Rynki na łasce Ameryki
Dziś wreszcie poznamy dane, na które inwestorzy czekali cały tydzień. Nie jest jednak pewne, czy ich publikacja cokolwiek wyjaśni i pobudzi rynki do większej aktywności, po niezbyt dynamicznym handlu w ostatnich dniach. Nie jest też pewne, jak zachowają się nasze indeksy, które nie czekając na dane i nie oglądając się na otoczenie, poszły wczoraj wyraźnie w dół.

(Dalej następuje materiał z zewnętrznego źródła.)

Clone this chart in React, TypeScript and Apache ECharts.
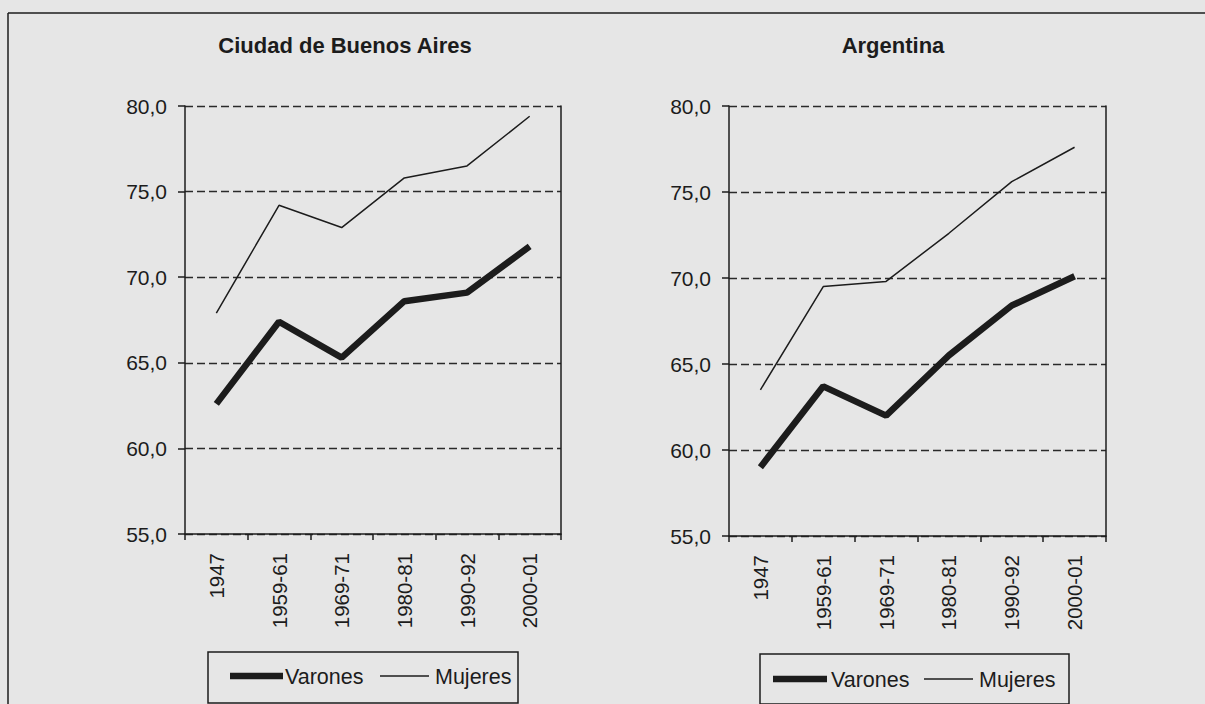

Można by liczyć, że po czwartkowym niespodziewanym tąpnięciu dziś nasz rynek przystąpi do odreagowania i zacierania złego wrażenia. Jednak patrząc na skalę przeceny, szczególnie w segmencie dużych spółek, a także na to, że spadek miał miejsce przy poprawiających się nastrojach w otoczeniu, można się domyślać, że nie był on przypadkowy. Jedynym pocieszeniem jest to, że towarzyszyły mu bardzo niskie obroty. Aktywność inwestorów na naszym rynku jest zresztą bardzo niska już od prawie dwóch tygodni, więc patrząc z tego punktu widzenia, wiarygodność sygnałów jest ograniczona. Ale możliwe jest też, że do takiej sytuacji powinniśmy się powoli przyzwyczajać. W tym kontekście, jak i w kwestii źródeł słabości naszego rynku, na myśl przychodzi nieodparcie rozpoczęcie kolejnego etapu demontowania drugiego filara systemu emerytalnego.

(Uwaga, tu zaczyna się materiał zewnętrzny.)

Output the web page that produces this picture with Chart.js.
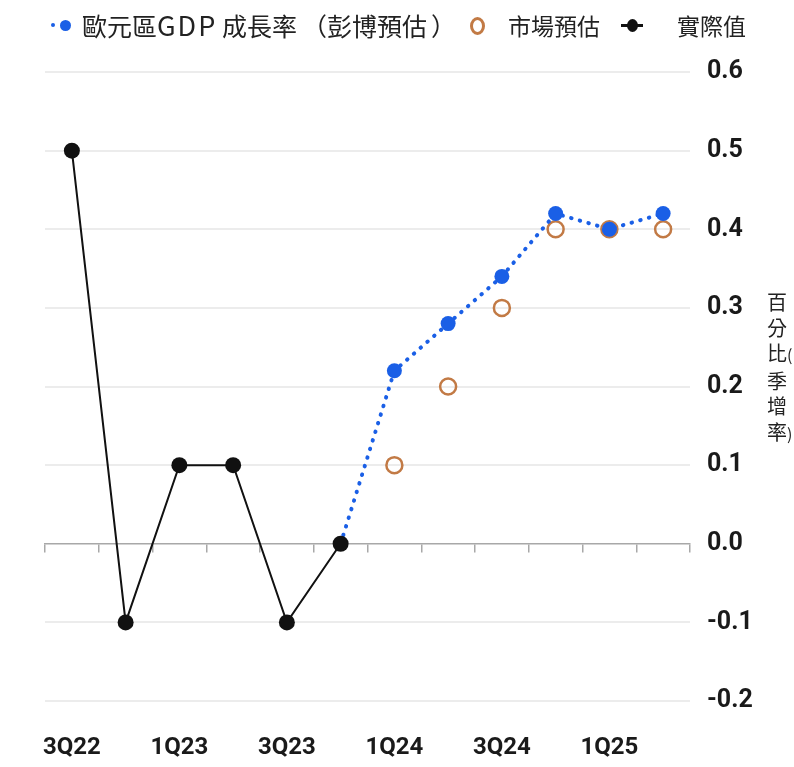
<!DOCTYPE html>
<html>
<head>
<meta charset="utf-8">
<script src="https://cdn.jsdelivr.net/npm/chart.js@4/dist/chart.umd.min.js"></script>
<style>
  html, body { margin: 0; padding: 0; background: #fff; }
  #wrap { position: relative; width: 794px; height: 767px; overflow: hidden; }
  #chart { position: absolute; left: 0; top: 0; }
  .lg-text { position: absolute; top: 8px; font-family: 'Noto Sans CJK TC', 'Noto Sans', sans-serif;
             font-size: 23px; line-height: 34px; color: #222; white-space: nowrap;
             text-spacing-trim: space-all; }
  .dot { position: absolute; border-radius: 50%; }
  .bar { position: absolute; }
  #ytitle { position: absolute; left: 767px; top: 289px; width: 30px;
            font-family: 'Noto Sans CJK TC', sans-serif; font-size: 20px; line-height: 25.5px;
            color: #222; white-space: nowrap; }
  #ytitle span { font-size: 16px; }
</style>
</head>
<body>
<div id="wrap">
  <canvas id="chart" width="794" height="767"></canvas>

  <!-- legend: Bloomberg forecast -->
  <div class="dot" style="left:51px;top:23px;width:4px;height:4px;background:#1a5fe6;"></div>
  <div class="dot" style="left:60px;top:20px;width:11px;height:11px;background:#1a5fe6;"></div>
  <div class="lg-text" style="left:82px;font-size:25px;">歐元區<span style="font-size:27px;letter-spacing:2px">GDP</span></div>
  <div class="lg-text" style="left:222px;font-size:25px;">成長率</div>
  <div class="lg-text" style="left:302px;font-size:25px;">（彭博預估<span style="padding-left:4px">）</span></div>

  <!-- legend: market forecast -->
  <div class="dot" style="left:470px;top:17px;width:9px;height:12px;border:3px solid #c27a45;"></div>
  <div class="lg-text" style="left:508px;">市場預估</div>

  <!-- legend: actual -->
  <div class="bar" style="left:621px;top:24px;width:22px;height:3px;background:#111;"></div>
  <div class="dot" style="left:627px;top:19px;width:11px;height:13px;background:#111;"></div>
  <div class="lg-text" style="left:677px;">實際值</div>

  <div id="ytitle">百<br>分<br>比<span>(</span><br>季<br>增<br>率<span>)</span></div>
</div>

<script>
// Quarterly euro-area GDP growth (% q/q)
const quarters = ['3Q22', '4Q22', '1Q23', '2Q23', '3Q23', '4Q23',
                  '1Q24', '2Q24', '3Q24', '4Q24', '1Q25', '2Q25'];
const actualGrowth      = [0.5, -0.1, 0.1, 0.1, -0.1, 0.0, null, null, null, null, null, null];
const bloombergForecast = [null, null, null, null, null, 0.0, 0.22, 0.28, 0.34, 0.42, 0.40, 0.42];
const marketForecast    = [null, null, null, null, null, null, 0.1, 0.2, 0.3, 0.4, 0.4, 0.4];
const yMin = -0.2, yMax = 0.6, yStep = 0.1;

const BLUE = '#1a5fe6';
const ORANGE = '#c27a45';
const BLACK = '#111111';
const yTickFont = { family: "Roboto, 'DejaVu Sans Condensed', sans-serif", size: 25, weight: 'bold' };
const xTickFont = { family: "Roboto, 'DejaVu Sans Condensed', sans-serif", size: 24, weight: 'bold' };

new Chart(document.getElementById('chart'), {
  type: 'line',
  data: {
    labels: quarters,
    datasets: [
      {
        label: '歐元區GDP成長率（彭博預估）',
        data: bloombergForecast,
        borderColor: BLUE,
        backgroundColor: BLUE,
        borderWidth: 4,
        borderDash: [0.5, 8.5],
        borderCapStyle: 'round',
        pointRadius: ctx => (ctx.dataIndex === 5 ? 0 : 7.5),
        pointBorderWidth: 0,
        pointBackgroundColor: BLUE,
        tension: 0,
        order: 2
      },
      {
        label: '市場預估',
        data: marketForecast,
        showLine: false,
        pointRadius: 8,
        pointBorderWidth: 2.5,
        pointBorderColor: ORANGE,
        pointBackgroundColor: 'rgba(255,255,255,0)',
        order: 3
      },
      {
        label: '實際值',
        data: actualGrowth,
        borderColor: BLACK,
        backgroundColor: BLACK,
        borderWidth: 2,
        pointRadius: 8,
        pointBorderWidth: 0,
        pointBackgroundColor: BLACK,
        tension: 0,
        order: 1
      }
    ]
  },
  options: {
    responsive: false,
    animation: false,
    devicePixelRatio: 1,
    layout: { padding: { left: 45, top: 72, right: 0, bottom: 0 } },
    plugins: { legend: { display: false }, tooltip: { enabled: false } },
    scales: {
      x: {
        type: 'category',
        position: 'bottom',
        offset: true,
        grid: { display: false },
        border: { display: false },
        ticks: {
          autoSkip: false,
          maxRotation: 0,
          padding: 25,
          color: '#1a1a1a',
          font: xTickFont,
          callback: (v, i) => (i % 2 === 0 ? quarters[i] : '')
        },
        afterFit: s => { s.height = 66; }
      },
      xZero: {
        type: 'category',
        position: { y: 0 },
        offset: true,
        grid: { offset: true, drawOnChartArea: false, drawTicks: true, tickLength: 8,
                color: '#a8a8a8', lineWidth: 1.5 },
        border: { display: true, color: '#a8a8a8', width: 1.5 },
        ticks: { display: false }
      },
      y: {
        position: 'right',
        min: yMin,
        max: yMax,
        ticks: {
          stepSize: yStep,
          padding: 17,
          color: '#1a1a1a',
          font: yTickFont,
          callback: v => v.toFixed(1)
        },
        grid: {
          color: ctx => (Math.abs(ctx.tick.value) < 1e-9 ? 'rgba(0,0,0,0)' : '#ececec'),
          lineWidth: 2,
          drawTicks: false
        },
        border: { display: false },
        afterFit: s => { s.width = 104; }
      }
    }
  }
});
</script>
</body>
</html>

Z drugiej jednak strony, może inwestorzy, znając już wyniki finansowe spółek za ubiegły rok, zastanawiają się, czy poziom wycen ich akcji jest adekwatny zarówno do tych wyników, jak i perspektyw na najbliższą przyszłość. W przypadku sporej części dużych firm myślenie to nie skłania raczej do euforii, a przed decyzją o skracaniu pozycji powstrzymuje oczekiwanie na dywidendy. Jednak widać też, choćby po wczorajszych spadkach, że nie we wszystkich przypadkach jest to motyw wystarczający do trzymania akcji.
Można mieć obawy, że do myślenia o poziomie wycen wezmą się także inwestorzy za oceanem, gdzie indeksy nie mają żadnych oporów przed wspinaniem się coraz wyżej. Choć czwartkowa sesja na Wall Street była lekko spadkowa, to jednak nie widać śladu pesymizmu, czy obaw. Co prawda pojawiają się głosy ostrzegające przed przegrzaniem rynku, ale nie przeszkadza to w biciu kolejnych rekordów. Do odwrócenia tej tendencji nie wystarczy raczej pojedyncza informacja i w tym kontekście można wątpić, by dzisiejsze dane z rynku pracy mogły doprowadzić do przełomu. Jeśli będą znacząco odbiegać od oczekiwań, mogą być źródłem większej zmienności najwyżej na kilka sesji. Stopa bezrobocia (oczekuje się jej spadku z 6,7 do 6,6 proc.) nie jest parametrem, który potrafi mocno zaskoczyć, zaś ewentualne niespodzianki w przypadku liczby nowych miejsc pracy mogą przysporzyć trudności interpretacyjnych w kontekście działań i planów Fed.
Na dzisiejszą sesję bardzo prawdopodobny jest jednak scenariusz oczekiwania w bezruchu na pojawianie się danych i nerwowość w okolicach ich publikacji. Efekt końcowy handlu trudny do przewidzenia. Marazm widoczny jest już teraz na rynkach azjatyckich. Na godzinę przed końcem sesji zmiany indeksów na większości tamtejszych giełd nie przekraczają 0,3 proc. Jeszcze skromniejsza jest skala wahań kontraktów na amerykańskie i europejskie indeksy.